1. The Field of the Invention
The present invention relates to infrared illuminant compositions. More particularly, the present invention is related to infrared illuminating compositions which produce specific illumination in the spectral region observed with infrared image intensifiers with minimal visible light production.
2. Technical Background
Infrared illuminant flares are used to enhance the use of infrared image intensifiers such as night vision goggles. These flares are generally configured in much the same manner as visible light emitting flares. Thus, these flares may provide infrared radiation at a single position on the ground or they may be propelled over the area of interest and ignited to provide radiation above the ground. Generally, it is desirable that such flares radiate predominantly or almost exclusively in the infrared region and produce little or substantially no visible light. It will be appreciated that it is often desirable to conduct operations in a covert manner which avoids illuminating the observer and does not alert the target, or others, to the presence of the flare.
Infrared illuminant compositions and flares have been developed but problems exist. Among the problems encountered is the presence of undesired visible light during burning. In that regard, the performance of infrared emitting devices can be judged by the ratio of infrared light to visible light observed during combustion. This ratio is known as the concealment, or covert, index. The concealment index is low for many conventional infrared emitting compositions, indicating a high proportion of visible light being emitted from the flare.
The alkali metals potassium, cesium, and rubidium are known to generate infrared radiation upon burning. Nitrates of these metals produce low levels of visible light. Thus, known infrared illuminating compositions with good concealment indexes generally comprise one or more of these metal nitrates. Cesium and rubidium exhibit substantially similar properties and are considered generally interchangeable. Some problems encountered include the relative expense of cesium and rubidium compounds and the relatively slower burn rate and lesser infrared efficiency of potassium nitrate. The combination of cesium and potassium nitrate, however, yields cost-effective compositions with satisfactory burn rates, improved infrared efficiency, and low concealment indexes.
Although compositions comprising a combination of cesium nitrate and potassium nitrate have low concealment indexes, the significant relative contribution of the potassium ion to the visible light produced has not been previously recognized. In addition, these compositions produce some black body radiation in the visible range because the volatile metal combustion products increase the burning temperature of the composition. These problems have not been previously addressed in the art.
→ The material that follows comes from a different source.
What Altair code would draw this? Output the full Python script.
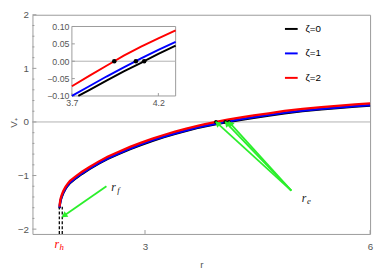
import math
import altair as alt
import pandas as pd

# ---------------- data ----------------
series_names = ["ζ=0", "ζ=1", "ζ=2"]
series_colors = ["#000000", "#0000ff", "#ff0000"]

r_z0 = [1.862, 1.866, 1.875, 1.89, 1.91, 1.94, 1.97, 2.00, 2.08, 2.16, 2.26, 2.38, 2.50,
        2.65, 2.80, 2.95, 3.10, 3.25, 3.40, 3.55, 3.70, 3.737, 3.80, 3.90, 4.00, 4.10,
        4.118, 4.20, 4.30, 4.45, 4.65, 4.86, 5.10, 5.35, 5.60, 5.80, 6.00]
v_z0 = [-1.61, -1.54, -1.47, -1.40, -1.33, -1.25, -1.19, -1.14, -1.05, -0.97, -0.88, -0.78, -0.69,
        -0.598, -0.508, -0.428, -0.353, -0.286, -0.224, -0.169, -0.111, -0.100, -0.083, -0.056, -0.029, -0.005,
        0.000, 0.021, 0.045, 0.078, 0.119, 0.162, 0.200, 0.234, 0.263, 0.284, 0.305]

r_z1 = [1.862, 1.866, 1.875, 1.89, 1.91, 1.94, 1.97, 2.00, 2.08, 2.16, 2.26, 2.38, 2.50,
        2.65, 2.80, 2.95, 3.10, 3.25, 3.40, 3.55, 3.70, 3.80, 3.90, 4.00, 4.07, 4.10,
        4.20, 4.30, 4.45, 4.65, 4.86, 5.10, 5.35, 5.60, 5.80, 6.00]
v_z1 = [-1.60, -1.53, -1.46, -1.39, -1.32, -1.24, -1.18, -1.13, -1.04, -0.96, -0.87, -0.77, -0.68,
        -0.587, -0.497, -0.417, -0.342, -0.275, -0.213, -0.158, -0.100, -0.072, -0.044, -0.018, 0.000, 0.008,
        0.033, 0.056, 0.089, 0.130, 0.173, 0.211, 0.245, 0.274, 0.295, 0.316]

r_z2 = [1.862, 1.866, 1.875, 1.89, 1.91, 1.94, 1.97, 2.00, 2.08, 2.16, 2.26, 2.38, 2.50,
        2.65, 2.80, 2.95, 3.10, 3.25, 3.40, 3.55, 3.70, 3.80, 3.90, 3.945, 4.00, 4.10,
        4.20, 4.30, 4.45, 4.65, 4.86, 5.10, 5.35, 5.60, 5.80, 6.00]
v_z2 = [-1.58, -1.50, -1.43, -1.36, -1.29, -1.21, -1.15, -1.10, -1.01, -0.93, -0.84, -0.74, -0.65,
        -0.555, -0.465, -0.385, -0.310, -0.243, -0.181, -0.126, -0.072, -0.042, -0.013, 0.000, 0.016, 0.042,
        0.066, 0.089, 0.121, 0.162, 0.205, 0.243, 0.277, 0.306, 0.327, 0.348]

zero_r = [3.945, 4.07, 4.118]
zero_v = [0.0, 0.0, 0.0]

horizon_r = [1.858, 1.897]
horizon_top = [-1.58, -1.58]

arrow_from_r = [2.486, 4.95, 4.95, 4.95]
arrow_from_v = [-1.198, -1.28, -1.28, -1.28]
arrow_to_r = [1.90, 3.945, 4.07, 4.118]
arrow_to_v = [-1.77, 0.0, 0.0, 0.0]

label_main = ["r", "r", "r"]
label_sub = ["f", "e", "h"]
label_r = [2.58, 5.12, 1.824]
label_v = [-1.207, -1.42, -2.278]
label_color = ["#1a1a1a", "#1a1a1a", "#ff0000"]

x_ticks = [3, 6]
y_ticks = [-2, -1, 0, 1, 2]
y_minor_ticks = [-1.8, -1.6, -1.4, -1.2, -0.8, -0.6, -0.4, -0.2, 0.2, 0.4, 0.6, 0.8,
                 1.2, 1.4, 1.6, 1.8]
inset_x_ticks = [3.7, 4.2]
inset_y_ticks = [-0.10, -0.05, 0.0, 0.05, 0.10]

X_DOMAIN = [1.5, 6.0001]
Y_DOMAIN = [-2.09, 2.0005]
INSET_X = [3.7, 4.3]
INSET_Y = [-0.1, 0.1]

# ---------------- layout (style) ----------------
W, H = 345, 224
INSET_PX_X = [40.3, 146.3]
INSET_PX_Y = [83, 12]
GRAY = "#9a9a9a"
LABEL_GRAY = "#555555"
GREEN = "#2bef2b"
FONT = "Liberation Sans"

# ---------------- tables ----------------
rows = []
for name, rs, vs in zip(series_names, [r_z0, r_z1, r_z2], [v_z0, v_z1, v_z2]):
    for r, v in zip(rs, vs):
        rows.append({"series": name, "r": r, "V": v})
curves = pd.DataFrame(rows)

zeros = pd.DataFrame({"r": zero_r, "V": zero_v})
horizons = pd.DataFrame({"r": horizon_r, "V": horizon_top, "V2": [Y_DOMAIN[0]] * len(horizon_r)})
arrows = pd.DataFrame({"r": arrow_from_r, "V": arrow_from_v, "r2": arrow_to_r, "V2": arrow_to_v})

kx = W / (X_DOMAIN[1] - X_DOMAIN[0])
ky = H / (Y_DOMAIN[1] - Y_DOMAIN[0])
heads = []
for x0, y0, x1, y1 in zip(arrow_from_r, arrow_from_v, arrow_to_r, arrow_to_v):
    dxp = (x1 - x0) * kx
    dyp = -(y1 - y0) * ky
    L = math.hypot(dxp, dyp)
    ux, uy = dxp / L, dyp / L
    ang = math.degrees(math.atan2(ux, -uy)) % 360
    back = 3.0
    heads.append({"r": x1 - ux * back / kx, "V": y1 + uy * back / ky, "ang": ang})
heads = pd.DataFrame(heads)

labels = pd.DataFrame({"r": label_r, "V": label_v, "main": label_main,
                       "sub": label_sub, "col": label_color})

zero_line = pd.DataFrame({"V": [0.0]})
ytick_major = pd.DataFrame({"V": y_ticks})
ytick_minor = pd.DataFrame({"V": y_minor_ticks})
xtick_major = pd.DataFrame({"r": x_ticks})
ixtick = pd.DataFrame({"r": inset_x_ticks})
iytick = pd.DataFrame({"V": inset_y_ticks})

# ---------------- main plot ----------------
xs = alt.Scale(domain=X_DOMAIN, nice=False, zero=False)
ys = alt.Scale(domain=Y_DOMAIN, nice=False, zero=False)
x_axis = alt.Axis(values=x_ticks, format="d", title="r", ticks=False, domain=False, grid=False,
                  labelPadding=8, labelFontSize=10, titleFontSize=10, titleFontWeight="normal",
                  titleY=31, titleBaseline="middle", labelOverlap=False, labelFlush=False)
y_axis = alt.Axis(orient="left", values=y_ticks, format="d", title="V₊", ticks=False, domain=False,
                  grid=False, labelPadding=4, labelFontSize=10, labelOverlap=False,
                  labelBound=False, labelFlush=False, labelBaseline="middle",
                  titleFontSize=10, titleFontWeight="normal", titleAngle=270, titleX=-19,
                  titleY=110, titleBaseline="middle", titleAlign="center")
X = alt.X("r:Q", scale=xs, axis=x_axis)
Y = alt.Y("V:Q", scale=ys, axis=y_axis)
color_scale = alt.Scale(domain=series_names, range=series_colors)
legend = alt.Legend(title=None, orient="none", legendX=257, legendY=7, symbolType="stroke",
                    symbolSize=169, symbolStrokeWidth=2, labelFontSize=10, labelFont=FONT,
                    labelColor="#000000", rowPadding=12, padding=0, labelOffset=7)
C = alt.Color("series:N", scale=color_scale, legend=legend)

base = alt.Chart(curves)
main_layers = [
    alt.Chart(zero_line).mark_rule(color="#b0b0b0", strokeWidth=1).encode(y=Y),
    alt.Chart(ytick_major).mark_rule(color=GRAY, strokeWidth=1).encode(
        y=Y, x=alt.value(0), x2=alt.value(4)),
    alt.Chart(ytick_minor).mark_rule(color=GRAY, strokeWidth=1).encode(
        y=Y, x=alt.value(0), x2=alt.value(2)),
    alt.Chart(xtick_major).mark_rule(color=GRAY, strokeWidth=1).encode(
        x=X, y=alt.value(H), y2=alt.value(H - 4)),
    alt.Chart(horizons).mark_rule(color="#000000", strokeWidth=1.3, strokeDash=[3, 2]).encode(
        x=X, y=Y, y2="V2:Q"),
]
for name in series_names:
    main_layers.append(
        base.mark_line(strokeWidth=2.3).encode(x=X, y=Y, color=C, order="r:Q")
        .transform_filter(alt.datum.series == name))
main_layers += [
    alt.Chart(zeros).mark_circle(size=14, color="#000000", opacity=1).encode(x=X, y=Y),
    alt.Chart(arrows).mark_rule(color=GREEN, strokeWidth=1.8).encode(x=X, y=Y, x2="r2:Q", y2="V2:Q"),
    alt.Chart(heads).mark_point(shape="triangle", filled=True, size=45, color=GREEN, opacity=1).encode(
        x=X, y=Y, angle=alt.Angle("ang:Q", scale=None)),
    alt.Chart(labels).mark_text(font="Liberation Serif", fontStyle="italic", fontSize=12,
                                align="center", baseline="middle").encode(
        x=X, y=Y, text="main:N", color=alt.Color("col:N", scale=None)),
    alt.Chart(labels).mark_text(font="Liberation Serif", fontStyle="italic", fontSize=9,
                                align="center", baseline="middle", dx=5, dy=3).encode(
        x=X, y=Y, text="sub:N", color=alt.Color("col:N", scale=None)),
]
main = alt.layer(*main_layers)

# ---------------- inset ----------------
ixs = alt.Scale(domain=INSET_X, range=INSET_PX_X, nice=False, zero=False)
iys = alt.Scale(domain=INSET_Y, range=INSET_PX_Y, nice=False, zero=False)
ix_axis = alt.Axis(orient="bottom", offset=INSET_PX_Y[0] - H, values=inset_x_ticks, format=".1f",
                   title=None, ticks=False, domain=False, grid=False, labelPadding=3,
                   labelFontSize=9, labelFlush=False)
iy_axis = alt.Axis(orient="left", offset=-INSET_PX_X[0], values=inset_y_ticks, format=".2f",
                   title=None, ticks=False, domain=False, grid=False, labelPadding=3,
                   labelFontSize=9)
IX = alt.X("r:Q", scale=ixs, axis=ix_axis)
IY = alt.Y("V:Q", scale=iys, axis=iy_axis)

frame = pd.DataFrame({"r": [INSET_X[0]], "r2": [INSET_X[1]], "V": [INSET_Y[0]], "V2": [INSET_Y[1]]})
izero = pd.DataFrame({"r": [INSET_X[0]], "r2": [INSET_X[1]], "V": [0.0]})

inset_layers = [
    alt.Chart(frame).mark_rect(fill="#ffffff", stroke=GRAY, strokeWidth=1).encode(
        x=IX, x2="r2:Q", y=IY, y2="V2:Q"),
    alt.Chart(izero).mark_rule(color="#b0b0b0", strokeWidth=1).encode(x=IX, x2="r2:Q", y=IY),
    alt.Chart(iytick).mark_rule(color=GRAY, strokeWidth=1).encode(
        y=IY, x=alt.value(INSET_PX_X[0]), x2=alt.value(INSET_PX_X[0] + 3)),
    alt.Chart(ixtick).mark_rule(color=GRAY, strokeWidth=1).encode(
        x=IX, y=alt.value(INSET_PX_Y[0]), y2=alt.value(INSET_PX_Y[0] - 3)),
]
for name in series_names:
    inset_layers.append(
        base.mark_line(strokeWidth=2).encode(x=IX, y=IY, color=C, order="r:Q")
        .transform_filter(alt.datum.series == name)
        .transform_filter((alt.datum.r >= INSET_X[0]) & (alt.datum.r <= INSET_X[1])
                          & (alt.datum.V >= INSET_Y[0]) & (alt.datum.V <= INSET_Y[1])))
inset_layers.append(
    alt.Chart(zeros).mark_circle(size=22, color="#000000", opacity=1).encode(x=IX, y=IY))
inset = alt.layer(*inset_layers)

chart = (
    alt.layer(main, inset)
    .resolve_scale(x="independent", y="independent")
    .properties(width=W, height=H, padding={"left": 25, "top": 4, "right": 4, "bottom": 37},
                autosize=alt.AutoSizeParams(type="none"))
    .configure_view(stroke=GRAY, strokeWidth=1)
    .configure_axis(labelFont=FONT, titleFont=FONT, labelColor=LABEL_GRAY, titleColor=LABEL_GRAY)
)

chart.save("out.html", embed_options={"renderer": "svg", "actions": False})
Ammonium nitrate is an inexpensive and well-known oxidizing material which has been used effectively in various explosives and propellants. Although ammonium nitrate has been suggested for use in conventional illuminating flares, it has been shown to lack effectiveness in these compositions. Ammonium nitrate produces neither infrared nor visible light when burned. Ammonium nitrate has not been used in conventional infrared illuminating flares.
In summary, known infrared emitting compositions have been found to be less than ideal. State of the art compositions combine potassium nitrate and cesium nitrate. The detrimental contribution of potassium to the flame of these compositions, however, has not been previously recognized. In fact, potassium both produces visible light during its combustion and contributes volatile combustion products which increase the visible signature produced by black body radiance.
It would, therefore, be a significant advancement in the art to provide infrared emitting compositions which produce only minimal visible light while providing specific illumination in the spectral range visible with night vision devices. The compositions would provide high levels of infrared emissions yet avoid the visible light contribution due to the presence of potassium in conventional compositions. The compositions provided, therefore, would have improved concealment indexes.
Such compositions are disclosed and claimed herein.